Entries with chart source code
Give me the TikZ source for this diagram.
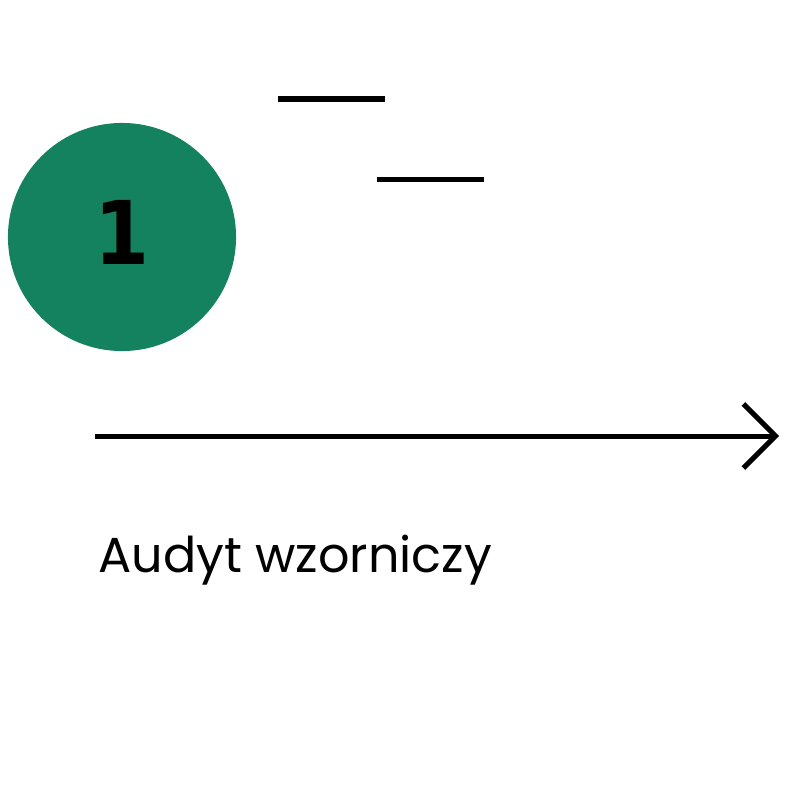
\documentclass[tikz,border=0pt]{standalone}
\usepackage{fontspec}
\setmainfont{Poppins}
\newfontfamily\numfont{DejaVu Sans Condensed}
\usetikzlibrary{arrows.meta}
\definecolor{stepgreen}{RGB}{20,130,95}
\begin{document}
\begin{tikzpicture}[x=0.01cm,y=-0.01cm]
    \useasboundingbox (0,0) rectangle (800,800);
    \node[circle, fill=stepgreen, minimum size=2.28cm, inner sep=0pt] (circ) at (122,237) {};
    \node[font=\numfont\bfseries\fontsize{25}{25}\selectfont, inner sep=0pt] (num) at (122,232) {1};
    \draw[line width=0.05cm] (278,99) -- (385,99);
    \draw[line width=0.05cm] (377,179) -- (484,179);
    \coordinate (start) at (95,436);
    \coordinate (tip) at (779,436);
    \draw[line width=0.05cm, -{Straight Barb[length=0.32cm,width=0.64cm,line width=0.05cm]}] (start) -- (tip);
    \node[anchor=base west, inner sep=0pt, font=\fontsize{14}{14}\selectfont] (label) at (98,572) {Audyt wzorniczy};
\end{tikzpicture}
\end{document}
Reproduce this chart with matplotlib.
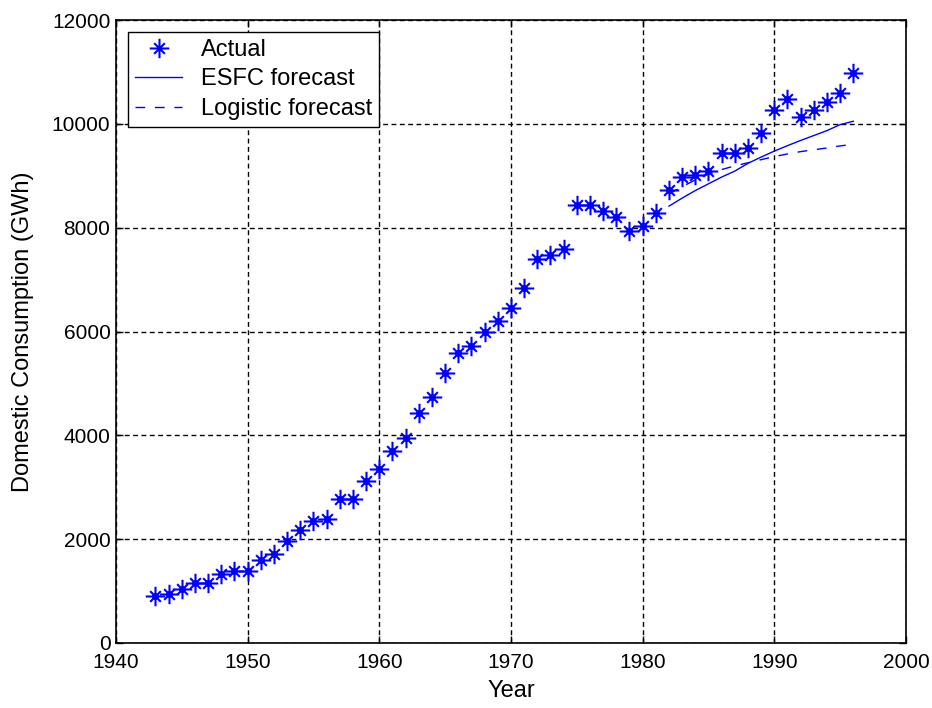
import numpy as np
import matplotlib.pyplot as plt
from matplotlib.path import Path

plt.rcParams['font.family'] = ['Liberation Sans', 'DejaVu Sans']

# Actual domestic consumption, 1943-1996 (GWh)
years = np.arange(1943, 1997)
actual = [900, 940, 1040, 1150, 1150, 1330, 1395, 1395, 1600, 1720,
          1960, 2170, 2350, 2380, 2765, 2765, 3120, 3360, 3700, 3950,
          4430, 4735, 5195, 5580, 5720, 5995, 6205, 6445, 6845, 7405,
          7465, 7580, 8440, 8440, 8330, 8210, 7930, 8030, 8280, 8730,
          8985, 9005, 9085, 9435, 9435, 9540, 9820, 10270, 10480, 10140,
          10270, 10415, 10590, 10975]

# forecasts, 1982-1996
fc_years = np.arange(1982, 1997)
esfc = [8415, 8570, 8715, 8845, 8975, 9090, 9240, 9360, 9475, 9580,
        9680, 9775, 9870, 9985, 10050]
logistic = [8650, 8790, 8920, 9030, 9120, 9190, 9250, 9310, 9370, 9420,
            9465, 9500, 9535, 9575, 9605]

# asterisk marker: long plus arms, shorter diagonals
star = Path([(-1, 0), (1, 0), (0, -1), (0, 1),
             (-0.55, -0.55), (0.55, 0.55), (-0.55, 0.55), (0.55, -0.55)],
            [Path.MOVETO, Path.LINETO] * 4)

fig = plt.figure(figsize=(9.32, 7.08), dpi=100)
ax = fig.add_axes([116 / 932, 1 - 643 / 708, 790 / 932, 623 / 708])

ax.plot(years, actual, linestyle='none', marker=star, markersize=14,
        markeredgewidth=1.5, color='blue', label='Actual')
ax.plot(years, actual, linestyle='none', marker='o', markersize=4,
        color='blue')
ax.plot(fc_years, esfc, '-', color='blue', linewidth=1, label='ESFC forecast')
ax.plot(fc_years, logistic, '--', color='blue', linewidth=1,
        dashes=(7, 7), label='Logistic forecast')

ax.set_xlim(1940, 2000)
ax.set_ylim(0, 12000)
ax.set_xticks(np.arange(1940, 2001, 10))
ax.set_yticks(np.arange(0, 12001, 2000))
ax.grid(True, color='black', linestyle=(0, (3.5, 2.5)), linewidth=1)
ax.tick_params(direction='in', top=True, right=True, labelsize=15,
               length=5, width=1, pad=4)
ax.tick_params(axis='x', pad=7)
for s in ax.spines.values():
    s.set_linewidth(1.2)
ax.set_xlabel('Year', fontsize=17, labelpad=6)
ax.set_ylabel('Domestic Consumption (GWh)', fontsize=17, labelpad=13)

leg = ax.legend(loc='upper left', fontsize=17, fancybox=False,
                edgecolor='black', framealpha=1, borderaxespad=0.5,
                handlelength=2.0, handletextpad=0.8, labelspacing=0.32,
                borderpad=0.3)
leg.get_frame().set_linewidth(1)

fig.savefig('out.png', dpi=100)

#### SHORT TASK:
Start at the top of the entries and repeat each line exactly, ending at the line that contains "[Path.MOVETO, Path.LINETO] * 4)". Pictures are not part of the copy.

#### REPLY TO THE TASK:
Give me the TikZ source for this diagram.
\documentclass[tikz,border=0pt]{standalone}
\usepackage{fontspec}
\setmainfont{Poppins}
\newfontfamily\numfont{DejaVu Sans Condensed}
\usetikzlibrary{arrows.meta}
\definecolor{stepgreen}{RGB}{20,130,95}
\begin{document}
\begin{tikzpicture}[x=0.01cm,y=-0.01cm]
    \useasboundingbox (0,0) rectangle (800,800);
    \node[circle, fill=stepgreen, minimum size=2.28cm, inner sep=0pt] (circ) at (122,237) {};
    \node[font=\numfont\bfseries\fontsize{25}{25}\selectfont, inner sep=0pt] (num) at (122,232) {1};
    \draw[line width=0.05cm] (278,99) -- (385,99);
    \draw[line width=0.05cm] (377,179) -- (484,179);
    \coordinate (start) at (95,436);
    \coordinate (tip) at (779,436);
    \draw[line width=0.05cm, -{Straight Barb[length=0.32cm,width=0.64cm,line width=0.05cm]}] (start) -- (tip);
    \node[anchor=base west, inner sep=0pt, font=\fontsize{14}{14}\selectfont] (label) at (98,572) {Audyt wzorniczy};
\end{tikzpicture}
\end{document}
Reproduce this chart with matplotlib.
import numpy as np
import matplotlib.pyplot as plt
from matplotlib.path import Path

plt.rcParams['font.family'] = ['Liberation Sans', 'DejaVu Sans']

# Actual domestic consumption, 1943-1996 (GWh)
years = np.arange(1943, 1997)
actual = [900, 940, 1040, 1150, 1150, 1330, 1395, 1395, 1600, 1720,
          1960, 2170, 2350, 2380, 2765, 2765, 3120, 3360, 3700, 3950,
          4430, 4735, 5195, 5580, 5720, 5995, 6205, 6445, 6845, 7405,
          7465, 7580, 8440, 8440, 8330, 8210, 7930, 8030, 8280, 8730,
          8985, 9005, 9085, 9435, 9435, 9540, 9820, 10270, 10480, 10140,
          10270, 10415, 10590, 10975]

# forecasts, 1982-1996
fc_years = np.arange(1982, 1997)
esfc = [8415, 8570, 8715, 8845, 8975, 9090, 9240, 9360, 9475, 9580,
        9680, 9775, 9870, 9985, 10050]
logistic = [8650, 8790, 8920, 9030, 9120, 9190, 9250, 9310, 9370, 9420,
            9465, 9500, 9535, 9575, 9605]

# asterisk marker: long plus arms, shorter diagonals
star = Path([(-1, 0), (1, 0), (0, -1), (0, 1),
             (-0.55, -0.55), (0.55, 0.55), (-0.55, 0.55), (0.55, -0.55)],
            [Path.MOVETO, Path.LINETO] * 4)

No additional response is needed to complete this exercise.